Overreaching and Olympic Lifting

August 11, 2016

It’s very difficult for high-level Olympic lifters to continue to make gains as a result of training. In a classic study, Hakkinen et al had determined that an elite strength and power athlete is fortunate to increase their strength by 1-2% a year. As a result, there are always new ways being sought out to help with this.


One idea is short-term overreaching. The idea behind this is to overtrain athletes for a very short period of time, usually a week or two. The thought is that this short-term increase in volume and intensity would be the stimulus for gains in strength.


Storey et al, in a 2016 issue of the Scandinavian Journal of Medicine and Science in Sports, conducted a study looking at the impact of overreaching training on international-caliber Olympic lifters. The seven athletes in their study (male and female) had international experience up to and including the Olympic Games and were at 68% of the world record in the snatch and almost 73% in the clean and jerk.



The authors had the subjects in this study perform a four week training intervention. Their training was typical of Olympic lifters in that it centered around the competitive exercises, power variations, and assistance exercises like pulls and squats. Weeks two and three were the intense weeks, week four was a back-off week. See the table below for an overview, it shows the percentage increases after the first week. For example, in week two the subjects had 67% more training sessions per week than week one, trained at an intensity that was 10% greater than in week one, and performed 73% more repetitions than in week one.


Week 1 Week 2 Week 3 Week 4
Sessions (#/wk) 6 67% 67% 50%
Intensity (% 1-RM) 85 10% 12% 3%
Volume (repetitions) 239 73% 73% 41%



  • Vertical jump increased by 5-7% after weeks 2 and 3. It went back to pre-testing levels after week 4.
  • Snatch 1-RM declined during weeks 2 and 3. It went back to pre-testing levels after week 4.
  • Clean and jerk 1-RM changes are not given, the authors report that the changes weren’t statistically significant.


This study also has a great deal of data on immunological, cellular, and even genetic changes as a result of the four weeks of training. This information will be valuable to the sport scientists that work with Olympic lifters.

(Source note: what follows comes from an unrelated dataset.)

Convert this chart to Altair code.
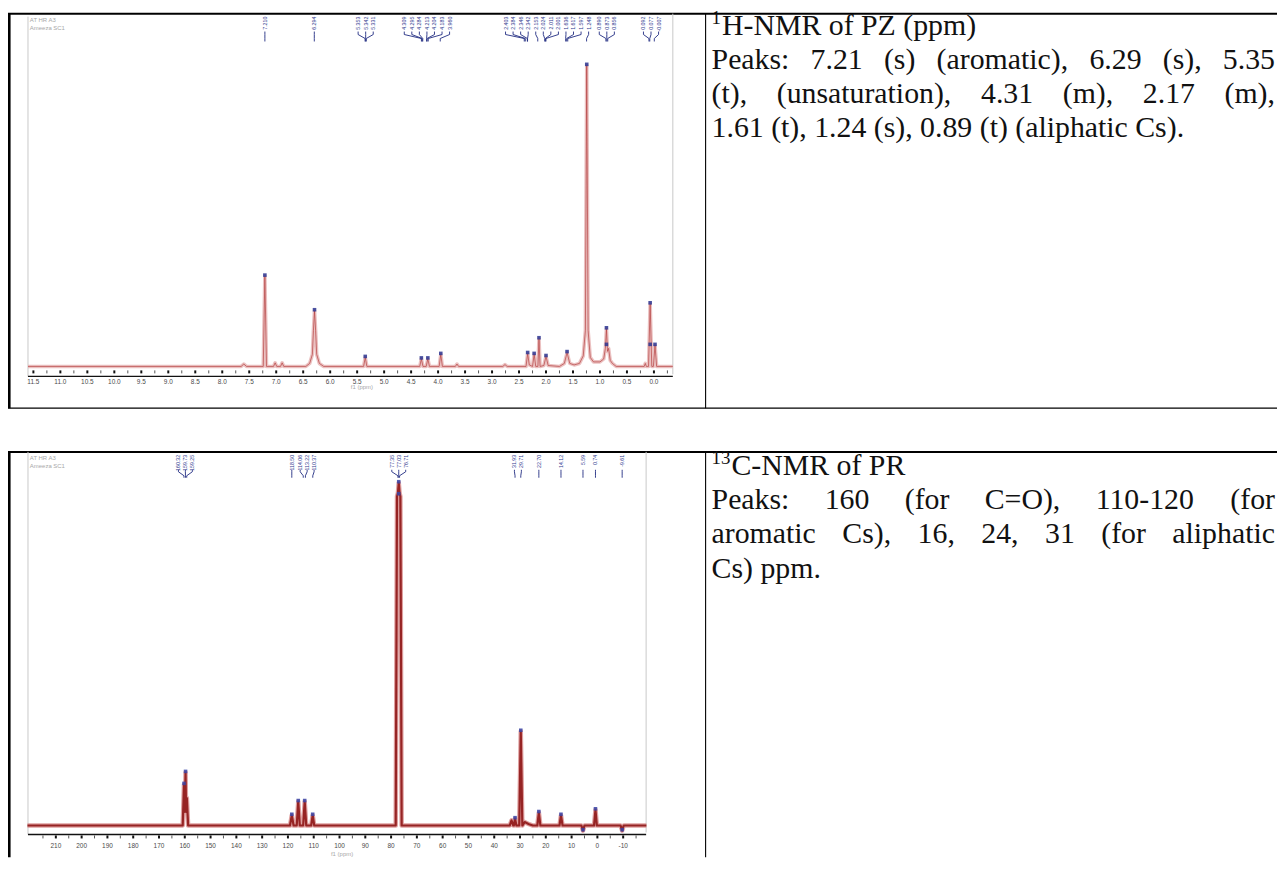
import altair as alt
import pandas as pd

# ---------------- 1H-NMR trace (ppm, relative intensity) ----------------
h_ppm = [11.60,
         7.65, 7.60, 7.55,
         7.24, 7.21, 7.18,
         7.05, 7.02, 6.99,
         6.92, 6.89, 6.86,
         6.45, 6.38, 6.33, 6.31, 6.29, 6.27, 6.25, 6.20, 6.12,
         5.38, 5.35, 5.32,
         4.34, 4.31, 4.28,
         4.22, 4.19, 4.16,
         3.98, 3.95, 3.92,
         3.68, 3.65, 3.62,
         2.80, 2.76, 2.72,
         2.37, 2.34, 2.31,
         2.25, 2.22, 2.19,
         2.15, 2.13, 2.11,
         2.04, 2.00, 1.96,
         1.75, 1.66, 1.61, 1.56, 1.48,
         1.38, 1.31, 1.27, 1.245, 1.22, 1.18, 1.12,
         1.00, 0.93, 0.90, 0.88, 0.86, 0.84, 0.81, 0.77, 0.70,
         0.18, 0.16, 0.14,
         0.10, 0.07, 0.04,
         0.01, -0.02, -0.05,
         -0.35]
h_int = [0,
         0, 0.008, 0,
         0, 0.30, 0,
         0, 0.012, 0,
         0, 0.012, 0,
         0, 0.01, 0.04, 0.12, 0.185, 0.12, 0.04, 0.01, 0,
         0, 0.03, 0,
         0, 0.025, 0,
         0, 0.025, 0,
         0, 0.04, 0,
         0, 0.008, 0,
         0, 0.006, 0,
         0, 0.043, 0.005,
         0, 0.04, 0,
         0, 0.092, 0,
         0.003, 0.033, 0.003,
         0, 0.01, 0.046, 0.01, 0.005,
         0.01, 0.035, 0.12, 1.0, 0.12, 0.03, 0.015,
         0.015, 0.025, 0.06, 0.125, 0.05, 0.06, 0.02, 0.01, 0,
         0, 0.01, 0,
         0, 0.208, 0,
         0, 0.07, 0,
         0]
h_mark_ppm = [7.21, 6.29, 5.35, 4.31, 4.19, 3.95, 2.34, 2.22, 2.13, 2.00, 1.61, 1.245, 0.88, 0.88, 0.07, 0.07, -0.02]
h_mark_int = [0.30, 0.185, 0.03, 0.025, 0.025, 0.04, 0.043, 0.04, 0.092, 0.033, 0.046, 1.0, 0.125, 0.07, 0.208, 0.07, 0.07]
h_peak_labels = ["7.210", "6.294", "5.353", "5.342", "5.331",
                 "4.309", "4.295", "4.284", "4.213", "4.204", "4.183", "3.960",
                 "2.403", "2.384", "2.346", "2.342", "2.153", "2.024", "2.011", "2.001",
                 "1.636", "1.617", "1.597", "1.248",
                 "0.890", "0.873", "0.856",
                 "0.092", "0.077", "-0.007"]
h_tick_labels = ["11.5", "11.0", "10.5", "10.0", "9.5", "9.0", "8.5", "8.0", "7.5", "7.0", "6.5", "6.0",
                 "5.5", "5.0", "4.5", "4.0", "3.5", "3.0", "2.5", "2.0", "1.5", "1.0", "0.5", "0.0"]
h_axis_extent = [11.60, -0.35]

# ---------------- 13C-NMR trace ----------------
c_ppm = [221.0,
         160.8, 160.3, 160.0, 159.7, 159.5, 159.2, 158.7,
         119.2, 118.5, 117.8,
         116.6, 116.0, 115.4,
         114.1, 113.5, 112.9,
         111.0, 110.4, 109.8,
         78.2, 77.7, 77.35, 77.03, 76.71, 76.4, 75.9,
         34.0, 33.3, 32.6,
         32.4, 31.93, 31.4,
         30.3, 29.71, 29.1,
         28.2, 26.5, 25.0,
         23.3, 22.7, 22.1,
         14.7, 14.12, 13.5,
         6.2, 5.59, 5.0,
         1.3, 0.74, 0.2,
         -9.0, -9.61, -10.2,
         -19.0]
c_int = [0,
         0, 0.12, 0.04, 0.155, 0.04, 0.08, 0,
         0, 0.03, 0,
         0, 0.07, 0,
         0, 0.07, 0,
         0, 0.03, 0,
         0, 0.96, 0.97, 1.0, 0.97, 0.96, 0,
         0, 0.015, 0,
         0, 0.02, 0,
         0, 0.275, 0,
         0.01, 0.004, 0,
         0, 0.038, 0,
         0, 0.03, 0,
         0, -0.015, 0,
         0, 0.046, 0,
         0, -0.015, 0,
         0]
c_mark_ppm = [160.3, 159.7, 118.5, 116.0, 113.5, 110.4, 77.03, 77.03, 31.93, 29.71, 22.7, 14.12, 5.59, 0.74, -9.61]
c_mark_int = [0.12, 0.155, 0.03, 0.07, 0.07, 0.03, 1.0, 0.965, 0.02, 0.275, 0.038, 0.03, -0.015, 0.046, -0.015]
c_peak_labels = ["160.32", "159.73", "159.25", "118.50", "114.06", "113.22", "110.37",
                 "77.35", "77.03", "76.71", "31.93", "29.71", "22.70", "14.12", "5.59", "0.74", "-9.61"]
c_tick_labels = ["210", "200", "190", "180", "170", "160", "150", "140", "130", "120", "110", "100",
                 "90", "80", "70", "60", "50", "40", "30", "20", "10", "0", "-10"]
c_axis_extent = [220.8, -18.9]

# ---------------- table text ----------------
h_title_sup, h_title = "1", "H-NMR of PZ (ppm)"
h_lines = ["Peaks: 7.21 (s) (aromatic), 6.29 (s), 5.35",
           "(t), (unsaturation), 4.31 (m), 2.17 (m),",
           "1.61 (t), 1.24 (s), 0.89 (t) (aliphatic Cs)."]
c_title_sup, c_title = "13", "C-NMR of PR"
c_lines = ["Peaks: 160 (for C=O), 110-120 (for",
           "aromatic Cs), 16, 24, 31 (for aliphatic",
           "Cs) ppm."]

# ---------------- helpers ----------------
ONE = pd.DataFrame({"a": [0]})
SERIF = "Liberation Serif"
SANS = "Liberation Sans"
TW = {' ': 250, 'P': 556, 'e': 444, 'a': 444, 'k': 500, 's': 389, ':': 278, '.': 250, '(': 333,
      ')': 333, 'r': 333, 'o': 500, 'm': 778, 't': 278, 'i': 278, 'c': 444, ',': 250, 'u': 500,
      'n': 500, 'f': 333, 'C': 667, '=': 564, 'O': 722, '-': 333, 'l': 278, 'p': 500, 'h': 500,
      'H': 722, 'N': 722, 'M': 889, 'R': 667, 'Z': 611}


def tw(s, size):
    return sum(TW.get(ch, 500) for ch in s) * size / 1000.0


def prule(x1, y1, x2, y2, color="black", w=1.0):
    return alt.Chart(ONE).mark_rule(color=color, strokeWidth=w).encode(
        x=alt.value(x1), x2=alt.value(x2), y=alt.value(y1), y2=alt.value(y2))


def spread(targets, d):
    u = [-t for t in targets]
    clusters = []
    for ui in u:
        clusters.append([1, ui])
        while len(clusters) > 1:
            a, b = clusters[-2], clusters[-1]
            a_end = a[1] + (a[0] - 1) / 2 * d
            b_start = b[1] - (b[0] - 1) / 2 * d
            if b_start - a_end < d:
                n = a[0] + b[0]
                c = (a[1] * a[0] + b[1] * b[0]) / n
                clusters[-2:] = [[n, c]]
            else:
                break
    pos = []
    for n, c in clusters:
        for k in range(n):
            pos.append(-(c + (k - (n - 1) / 2) * d))
    return pos


def spectrum(ppm, inten, mppm, mint, labels, ticks, extent, XS, YS, cfg):
    X = lambda f: alt.X(f, scale=XS, axis=None)
    Y = lambda f: alt.Y(f, scale=YS, axis=None)
    tr = pd.DataFrame({"ppm": ppm, "i": inten})
    halo = alt.Chart(tr).mark_line(color=cfg["halo"], strokeWidth=cfg["hw"], opacity=0.85,
                                   strokeJoin="round").encode(x=X("ppm:Q"), y=Y("i:Q"))
    core = alt.Chart(tr).mark_line(color=cfg["core"], strokeWidth=cfg["cw"], opacity=cfg["co"],
                                   strokeJoin="round").encode(x=X("ppm:Q"), y=Y("i:Q"))
    mk = pd.DataFrame({"ppm": mppm, "i": mint})
    marks = alt.Chart(mk).mark_square(size=13, color=cfg["mark"], opacity=0.85, yOffset=-1).encode(
        x=X("ppm:Q"), y=Y("i:Q"))
    # axis
    ax = pd.DataFrame({"p1": [extent[0]], "p2": [extent[1]]})
    axis_line = alt.Chart(ax).mark_rule(color="#111", strokeWidth=1.4).encode(
        x=X("p1:Q"), x2="p2:Q", y=alt.value(cfg["axis_y"]))
    frame_l = alt.Chart(ax).mark_rule(color="#c9c9c9", strokeWidth=1).encode(
        x=X("p1:Q"), y=alt.value(cfg["frame_top_l"]), y2=alt.value(cfg["axis_y"]))
    frame_r = alt.Chart(ax).mark_rule(color="#c9c9c9", strokeWidth=1).encode(
        x=X("p2:Q"), y=alt.value(cfg["frame_top_r"]), y2=alt.value(cfg["axis_y"] - 2))
    major = [float(t) for t in ticks]
    step = major[0] - major[1]
    minor = [v - step / 2 for v in major] + cfg["extra_minor"](major, step)
    tmaj = pd.DataFrame({"ppm": major, "t": ticks})
    tmin = pd.DataFrame({"ppm": minor})
    ty0, ty1 = cfg["tick_y"]
    tick_major = alt.Chart(tmaj).mark_rule(color="#111", strokeWidth=2).encode(
        x=X("ppm:Q"), y=alt.value(ty0), y2=alt.value(ty1))
    tick_minor = alt.Chart(tmin).mark_rule(color="#555", strokeWidth=1).encode(
        x=X("ppm:Q"), y=alt.value(ty0), y2=alt.value(ty1))
    tick_text = alt.Chart(tmaj).mark_text(font=SANS, fontSize=6.5, color="#4a4a4a", baseline="middle").encode(
        x=X("ppm:Q"), y=alt.value(cfg["label_y"]), text="t:N")
    # peak labels
    targets = [float(s) for s in labels]
    pos = spread(targets, cfg["d"])
    pl = pd.DataFrame({"t": labels, "peak": targets, "pos": pos})
    ly = cfg["lab_y"]
    lab = alt.Chart(pl).mark_text(font=SANS, fontSize=5.3, color="#2f3a8f", angle=270, align="right",
                                  baseline="middle").encode(x=X("pos:Q"), y=alt.value(ly[0]), text="t:N")
    c1 = alt.Chart(pl).mark_rule(color="#1e2a80", strokeWidth=0.9).encode(
        x=X("pos:Q"), x2="pos:Q", y=alt.value(ly[1]), y2=alt.value(ly[2]))
    c2 = alt.Chart(pl).mark_rule(color="#1e2a80", strokeWidth=0.9).encode(
        x=X("pos:Q"), x2="peak:Q", y=alt.value(ly[2]), y2=alt.value(ly[3]))
    c3 = alt.Chart(pl).mark_rule(color="#1e2a80", strokeWidth=0.9).encode(
        x=X("peak:Q"), x2="peak:Q", y=alt.value(ly[3]), y2=alt.value(ly[4]))
    return alt.layer(frame_l, frame_r, halo, core, marks, axis_line, tick_minor, tick_major,
                     tick_text, lab, c1, c2, c3)


def justify(line, left, right, size):
    words = line.split()
    total = sum(tw(w, size) for w in words)
    gap = (right - left - total) / (len(words) - 1)
    out, x = [], left
    for w in words:
        out.append((x, w))
        x += tw(w, size) + gap
    return out


# ---------------- scales (pixel ranges inside the table cells) ----------------
HX = alt.Scale(domain=[0, 11.5], range=[650.0, 25.55], nice=False, zero=False)
HY = alt.Scale(domain=[0, 1], range=[358, 55], nice=False, zero=False)
CX = alt.Scale(domain=[0, 200], range=[593.1, 74.1], nice=False, zero=False)
CY = alt.Scale(domain=[0, 1], range=[820, 475], nice=False, zero=False)

h_cfg = dict(halo="#e8b6b6", hw=3.6, core="#b23c3c", cw=0.9, co=0.75, mark="#2c3590",
             axis_y=368, frame_top_l=6, frame_top_r=3,
             tick_y=(362, 365), label_y=374, d=7.6 / 54.3,
             extra_minor=lambda m, s: [], lab_y=(6, 21, 24, 28, 31))
c_cfg = dict(halo="#d98f8f", hw=4.5, core="#8e1616", cw=2.2, co=0.9, mark="#3a46a8",
             axis_y=829, frame_top_l=444, frame_top_r=444,
             tick_y=(830, 833), label_y=841, d=7.0 / 2.595,
             extra_minor=lambda m, s: [m[0] + s / 2], lab_y=(447, 462, 464, 468, 470))

h_spec = spectrum(h_ppm, h_int, h_mark_ppm, h_mark_int, h_peak_labels, h_tick_labels,
                  h_axis_extent, HX, HY, h_cfg)
c_spec = spectrum(c_ppm, c_int, c_mark_ppm, c_mark_int, c_peak_labels, c_tick_labels,
                  c_axis_extent, CX, CY, c_cfg)

# ---------------- small gray captions inside the spectra ----------------
small = pd.DataFrame({"x": [22, 22, 345, 22, 22, 325],
                      "y": [9, 17, 379, 450, 458, 849],
                      "t": ["AT HR A3", "Ameeza SC1", "f1 (ppm)", "AT HR A3", "Ameeza SC1", "f1 (ppm)"]})
small_text = alt.Chart(small).mark_text(font=SANS, fontSize=6, color="#a8a8a8", align="left",
                                        baseline="middle").encode(
    x=alt.X("x:Q", scale=None, axis=None), y=alt.Y("y:Q", scale=None, axis=None), text="t:N")

# ---------------- right-cell text ----------------
FS = 30
SUP = 19
LEFT, RIGHT = 708, 1275
rows = []
hb = [24, 58.5, 93, 127.5]
cb = [467, 501.5, 536, 570.5]
rows.append((LEFT + tw(h_title_sup, SUP) + 1, hb[0], h_title))
rows.append((LEFT + tw(c_title_sup, SUP) + 1, cb[0], c_title))
for k, (lines, base) in enumerate([(h_lines, hb), (c_lines, cb)]):
    for j, line in enumerate(lines):
        if j < 2:
            for x, w in justify(line, LEFT, RIGHT, FS):
                rows.append((x, base[j + 1], w))
        else:
            rows.append((LEFT, base[j + 1], line))
main_df = pd.DataFrame(rows, columns=["x", "y", "t"])
main_text = alt.Chart(main_df).mark_text(font=SERIF, fontSize=FS, color="#111", align="left",
                                         baseline="alphabetic").encode(
    x=alt.X("x:Q", scale=None, axis=None), y=alt.Y("y:Q", scale=None, axis=None), text="t:N")
sup_df = pd.DataFrame({"x": [LEFT, LEFT], "y": [hb[0] - 11, cb[0] - 11], "t": [h_title_sup, c_title_sup]})
sup_text = alt.Chart(sup_df).mark_text(font=SERIF, fontSize=SUP, color="#111", align="left",
                                       baseline="alphabetic").encode(
    x=alt.X("x:Q", scale=None, axis=None), y=alt.Y("y:Q", scale=None, axis=None), text="t:N")

# ---------------- table borders ----------------
borders = [
    prule(0, 3, 1277, 3, w=2),
    prule(1.3, 3, 1.3, 400, w=2.6),
    prule(702, 3, 702, 400, w=1.1),
    prule(0, 400, 1277, 400, w=1.1),
    prule(0, 444, 1277, 444, w=2),
    prule(1.3, 444, 1.3, 852, w=2.6),
    prule(702, 444, 702, 852, w=1.1),
]

chart = alt.layer(*borders, small_text, main_text, sup_text, h_spec, c_spec).resolve_scale(
    x="independent", y="independent"
).properties(
    width=1277, height=852, padding=0, autosize="none", background="white"
).configure_view(stroke=None)

chart.save("out.html", embed_options={"renderer": "svg", "actions": False})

A few thoughts here. First, the intense training had a negative impact on performance. This underscores the importance of a taper period prior to important competitions. Second, two weeks of intense training and a week of reduced training did not improve performances in these athletes. This suggests that some combination of a shorter intense period and/or longer reduced period is needed.  Having said that, it should be pointed out that elite athletes may not improve as a result of any four-week training program. Finally, the fact that performance had reached pre-study levels shows the value of the back off weeks after intense training. Again, this underscores the need for a taper prior to the major competitions.


To me there’s not a smoking gun here. The training was incredibly difficult, which can be seen by the decreases in performance during it. Backing off for a week was enough to restore the athletes’ performance to normal levels. It’s unclear if the training would be effective at increasing strength levels. What I do like about this study, though, is that it was using actual elite Olympic lifters with the kind of training programs that they’d actually perform.


Storey, A.G., Birch, N.P., Fan, V., and Smith, H.K. (2016). Stress responses to short-term intensified and reduced training in competitive weightlifters. Scandinavian Journal of Medicine and Science in Sports, 26, 29-40.